Years ago, I discovered the Ahmadiyyas, a Muslim sect that originated in Pakistan in the late 1800s. I was struck by how similar this community was to the Latter Day Saint movement (often called Mormons). The patterns are remarkable:
- Both began in the 19th century.
- Both saw their founders as prophets even though the larger tradition they came from considered prophethood as something confined to the past.
- Both communities continue to have a single global leader (called a prophet by the Mormons and a caliph by the Ahmadiyyas).
- Both founders saw themselves as a continuation or even culmination of the larger tradition.
- Both communities have faced persecution. Early Mormons were evicted from Missouri (even killed) and their founder, Joseph Smith, was later killed by a mob. Ahmadiyyas have faced persecution in Pakistan where they are currently barred from calling themselves Muslims, from attending the pilgrimage to Mecca, or even using the Muslim greeting of “peace be with you.”
- Mormons and Ahmadiyyas consider themselves Christians and Muslims respectively, but many in those broader traditions see these folks as heretics and thus not as “real” Christians or Muslims.
- Both are very proselytory movements and went global very fast (Ahmadiyyas are in over 200 countries). Each movement now numbers between 10 and 20 million members.
Of course, not everything is the same. The Mormon founder brought a completely new text (the Book of Mormon) which has no parallel for the Ahmadiyyas. Uniquely, the Ahmadiyyas believe their founder is the future figure they see promised in so many traditions (the second coming of Christ, the Buddha Maitreye, the return of Krishna). They also claim that all religions originally taught the same message but diverged due to later distortions.
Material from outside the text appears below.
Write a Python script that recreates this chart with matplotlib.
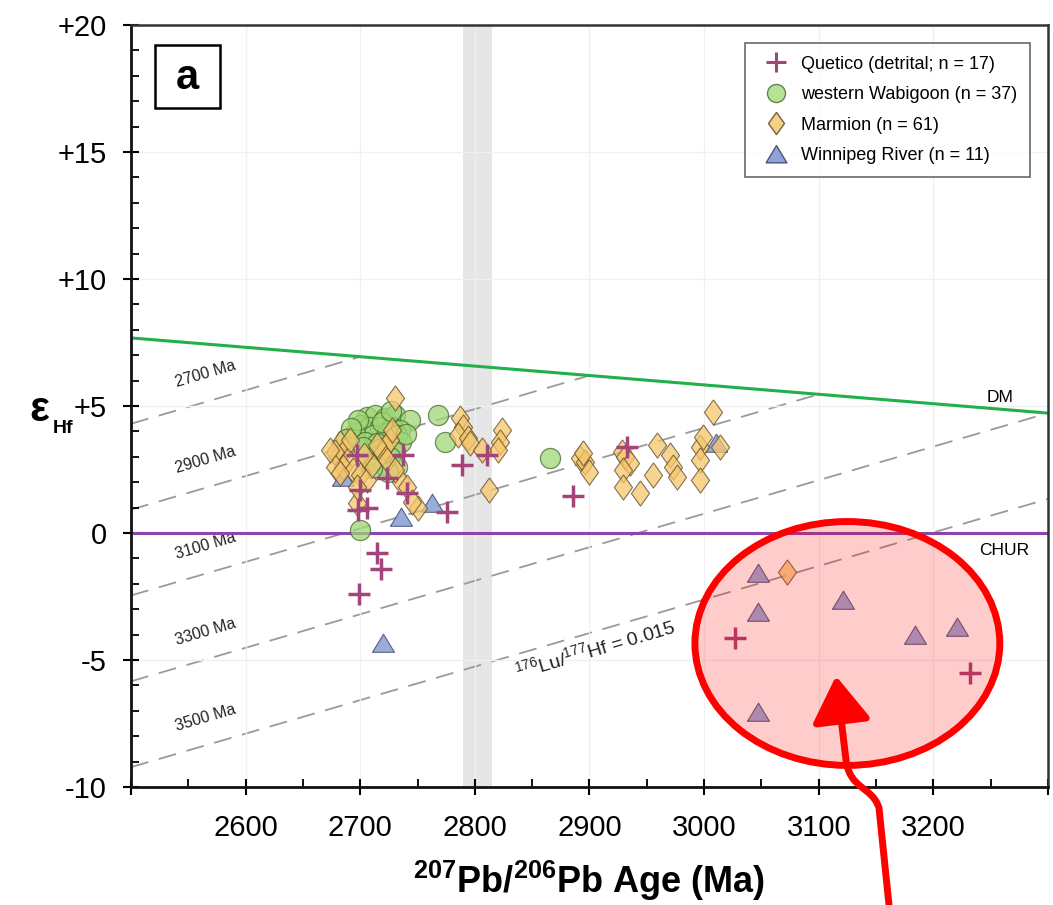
import numpy as np
import matplotlib
matplotlib.use('Agg')
import matplotlib.pyplot as plt
from matplotlib.patches import Ellipse, FancyArrowPatch, Rectangle
from matplotlib.path import Path
from matplotlib.lines import Line2D

plt.rcParams['font.family'] = ['Liberation Sans', 'DejaVu Sans']
plt.rcParams['mathtext.fontset'] = 'custom'
plt.rcParams['mathtext.rm'] = 'Liberation Sans'
plt.rcParams['mathtext.bf'] = 'Liberation Sans:bold'

# --- dados ---
quetico_age = [2697, 2737, 2723, 2741, 2700, 2706, 2776, 2789, 2811, 2886,
               2933, 2715, 2718, 2699, 3027, 3232, 2698]
quetico_eps = [3.07, 3.07, 2.17, 1.57, 1.69, 0.98, 0.83, 2.68, 3.07, 1.46,
               3.39, -0.79, -1.42, -2.40, -4.13, -5.51, 0.90]

wabigoon_age = [2706, 2713, 2722, 2730, 2743, 2700, 2708, 2717, 2728, 2735,
                2711, 2723, 2732, 2736, 2695, 2704, 2715, 2730, 2726, 2713,
                2720, 2732, 2707, 2724, 2768, 2774, 2698, 2702, 2719, 2692,
                2700, 2866, 2688, 2716, 2740, 2710, 2727]
wabigoon_eps = [4.57, 4.65, 4.53, 4.65, 4.45, 4.25, 4.17, 4.17, 4.17, 4.06,
                3.86, 3.94, 3.86, 3.58, 3.94, 3.58, 3.54, 3.19, 3.00, 2.87,
                2.68, 2.60, 3.07, 2.40, 4.65, 3.58, 4.45, 3.39, 4.37, 4.13,
                0.12, 2.95, 3.70, 3.30, 3.90, 2.55, 4.80]

marmion_age = [2892, 2896, 2900, 2894, 2928, 2931, 2935, 2929, 2929, 2944,
               2959, 2955, 2970, 2973, 2976, 2996, 2996, 2996, 3008, 3014,
               2999, 2787, 2790, 2785, 2794, 2796, 2824, 2822, 2820, 2806,
               2812, 3072, 2730, 2682, 2687, 2681, 2689, 2685, 2694, 2678,
               2700, 2706, 2722, 2726, 2719, 2723, 2736, 2741, 2750, 2697,
               2678, 2691, 2697, 2710, 2715, 2730, 2745, 2682, 2674, 2703,
               2728]
marmion_eps = [2.95, 2.80, 2.40, 3.15, 3.20, 3.00, 2.75, 2.48, 1.80, 1.57,
               3.46, 2.28, 3.07, 2.60, 2.20, 3.39, 2.87, 2.09, 4.76, 3.39,
               3.78, 4.53, 4.17, 3.86, 3.74, 3.54, 4.06, 3.58, 3.27, 3.27,
               1.69, -1.54, 5.31, 3.54, 3.27, 3.00, 2.87, 2.60, 2.48, 3.19,
               2.28, 2.09, 3.39, 3.66, 3.15, 2.87, 2.00, 1.81, 0.98, 1.18,
               2.60, 3.66, 1.81, 2.68, 3.46, 2.48, 1.22, 2.36, 3.27, 3.07,
               4.06]

winnipeg_age = [2685, 2736, 2763, 2720, 3010, 3047, 3047, 3121, 3184, 3221, 3047]
winnipeg_eps = [2.20, 0.63, 1.18, -4.33, 3.54, -1.57, -3.10, -2.64, -4.00, -3.70, -7.05]

# manto empobrecido (DM) e linhas de evolução com 176Lu/177Hf = 0.015
dm_age = [2500, 3300]
dm_eps = [7.68, 4.72]
model_ages = [2700, 2900, 3100, 3300, 3500]
model_labels = ['2700 Ma', '2900 Ma', '3100 Ma', '3300 Ma', '3500 Ma']
lu_hf_slope = 0.0132  # eps por Ma

yticks = [-10, -5, 0, 5, 10, 15, 20]
ytick_labels = ['-10', '-5', '0', '+5', '+10', '+15', '+20']
xticks = [2500, 2600, 2700, 2800, 2900, 3000, 3100, 3200, 3300]
xtick_labels = ['', '2600', '2700', '2800', '2900', '3000', '3100', '3200', '']


def dm_at(t):
    # reta do DM (extrapolada além de 3300 Ma)
    return dm_eps[0] + (dm_eps[1] - dm_eps[0]) * (t - dm_age[0]) / (dm_age[1] - dm_age[0])


fig = plt.figure(figsize=(10.53, 9.05), dpi=100)
ax = fig.add_axes([0.1244, 0.1304, 0.8708, 0.842])
ax.set_xlim(2500, 3300)
ax.set_ylim(-10, 20)

# faixa cinza e grade
ax.axvspan(2790, 2815, color='#e6e6e6', zorder=0, lw=0)
ax.grid(True, color='#f0f0f0', lw=1, zorder=0.5)

# linhas de evolução (tracejadas)
for T, lab in zip(model_ages, model_labels):
    t_end = min(T, 3300)
    xs = np.array([2500, t_end])
    ys = dm_at(T) - lu_hf_slope * (T - xs)
    ax.plot(xs, ys, color='#9a9a9a', lw=1.3, dashes=(10, 6), zorder=1)
    yl = dm_at(T) - lu_hf_slope * (T - 2565) + 1.1
    ax.text(2565, yl, lab, fontsize=11.5, rotation=16.5, ha='center', va='center',
            color='#222222', zorder=2)

ax.text(2905, -4.6, r'$^{176}$Lu/$^{177}$Hf = 0.015', fontsize=14, rotation=16.5,
        ha='center', va='center', color='#222222', zorder=2)

# DM e CHUR
ax.plot(dm_age, dm_eps, color='#22b04b', lw=2.2, zorder=2)
ax.axhline(0, color='#8e44ad', lw=2.2, zorder=2)
ax.text(3258, 5.35, 'DM', fontsize=12.5, ha='center', va='center')
ax.text(3262, -0.7, 'CHUR', fontsize=12.5, ha='center', va='center')

# marcadores
diamond = [(0, 1), (0.72, 0), (0, -1), (-0.72, 0), (0, 1)]
triangle = [(-1, -0.8), (1, -0.8), (0, 0.85), (-1, -0.8)]

ax.scatter(winnipeg_age, winnipeg_eps, marker=triangle, s=250, c='#8ea3d8',
           edgecolors='#4b5675', linewidths=0.8, alpha=0.9, zorder=3)
ax.scatter(wabigoon_age, wabigoon_eps, marker='o', s=210, c='#9fd676',
           edgecolors='#486a30', linewidths=0.9, alpha=0.75, zorder=4)
ax.scatter(marmion_age, marmion_eps, marker=diamond, s=330, c='#f6c66c',
           edgecolors='#5c4a2a', linewidths=0.8, alpha=0.75, zorder=5)
ax.scatter(quetico_age, quetico_eps, marker='+', s=270, c='#a3457b',
           linewidths=2.5, zorder=6)

# legenda
handles = [
    Line2D([], [], ls='', marker='+', ms=14, mew=2.2, color='#a3457b'),
    Line2D([], [], ls='', marker='o', ms=13, mfc='#a9dc85', mec='#51703a', alpha=0.85),
    Line2D([], [], ls='', marker=diamond, ms=16, mfc='#f6c873', mec='#5c4a2a', alpha=0.85),
    Line2D([], [], ls='', marker=triangle, ms=15, mfc='#8ea3d8', mec='#4b5675'),
]
labels = ['Quetico (detrital; n = 17)', 'western Wabigoon (n = 37)',
          'Marmion (n = 61)', 'Winnipeg River (n = 11)']
leg = ax.legend(handles, labels, loc='upper right', fontsize=13, frameon=True,
                fancybox=False, edgecolor='#444444', labelspacing=0.75,
                borderaxespad=1.0, handletextpad=0.4, borderpad=0.7)
leg.get_frame().set_linewidth(1.2)
leg.set_zorder(10)

# rótulo "a"
ax.add_patch(Rectangle((0.0262, 0.891), 0.0708, 0.083, transform=ax.transAxes,
                       fc='white', ec='black', lw=1.8, zorder=10))
ax.text(0.0616, 0.931, 'a', transform=ax.transAxes, fontsize=30, fontweight='bold',
        ha='center', va='center', zorder=11)

# eixos
ax.set_xticks(xticks)
ax.set_xticklabels(xtick_labels)
ax.set_yticks(yticks)
ax.set_yticklabels(ytick_labels)
ax.set_xticks(np.arange(2550, 3300, 100), minor=True)
ax.set_yticks([v for v in range(-10, 21) if v % 5 != 0], minor=True)
ax.tick_params(which='major', direction='inout', length=11, width=1.5, labelsize=21)
ax.tick_params(which='minor', direction='in', length=6, width=1.3)
ax.tick_params(axis='x', which='major', pad=14)
ax.tick_params(axis='y', which='major', pad=12)
for side in ['left', 'bottom']:
    ax.spines[side].set_linewidth(2)
    ax.spines[side].set_color('#111111')
for side in ['top', 'right']:
    ax.spines[side].set_linewidth(1.8)
    ax.spines[side].set_color('#333333')

ax.set_xlabel(r'$^{\mathbf{207}}$Pb/$^{\mathbf{206}}$Pb Age (Ma)', fontsize=26,
              fontweight='bold', labelpad=12)
fig.text(0.037, 0.547, 'ε', fontsize=30, fontweight='bold', ha='center', va='center')
fig.text(0.060, 0.527, 'Hf', fontsize=14, fontweight='bold', ha='center', va='center')

# destaque vermelho (elipse e seta)
ell = Ellipse((3125, -4.35), 266, 9.6, facecolor=(1, 0, 0, 0.2), edgecolor='red',
              lw=5, zorder=8)
ax.add_patch(ell)

W, H = 1053.0, 905.0
pts = [(889, 905), (879, 808), (872, 786), (850, 790), (846, 760), (836, 676)]
verts = [(x / W, 1 - y / H) for x, y in pts]
codes = [Path.MOVETO, Path.LINETO, Path.CURVE4, Path.CURVE4, Path.CURVE4, Path.LINETO]
arrow = FancyArrowPatch(path=Path(verts, codes), transform=fig.transFigure,
                        arrowstyle='-|>,head_length=0.7,head_width=0.45',
                        mutation_scale=40, color='red', lw=5, zorder=20)
fig.patches.append(arrow)

fig.savefig('out.png', dpi=100)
As a result, they see their tradition as the culmination and unification of those many diverse religions, a teaching that echoes the Bahá’í faith, another 19th century movement that emerged out of Islam, this time from Iran.
As Ahmadiyyas continue to suffer persecution, they have become strong advocates of religious freedom. In Ontario, Canada where I live, they have sponsored an interfaith conference for 40 years. They have a large presence in Canada (including the country’s largest mosque in Calgary) where they seek the right to practice their faith freely.
Mahershala Ali is one of the best known Ahmadiyya Muslims in the West and the first Muslim actor to win an Oscar.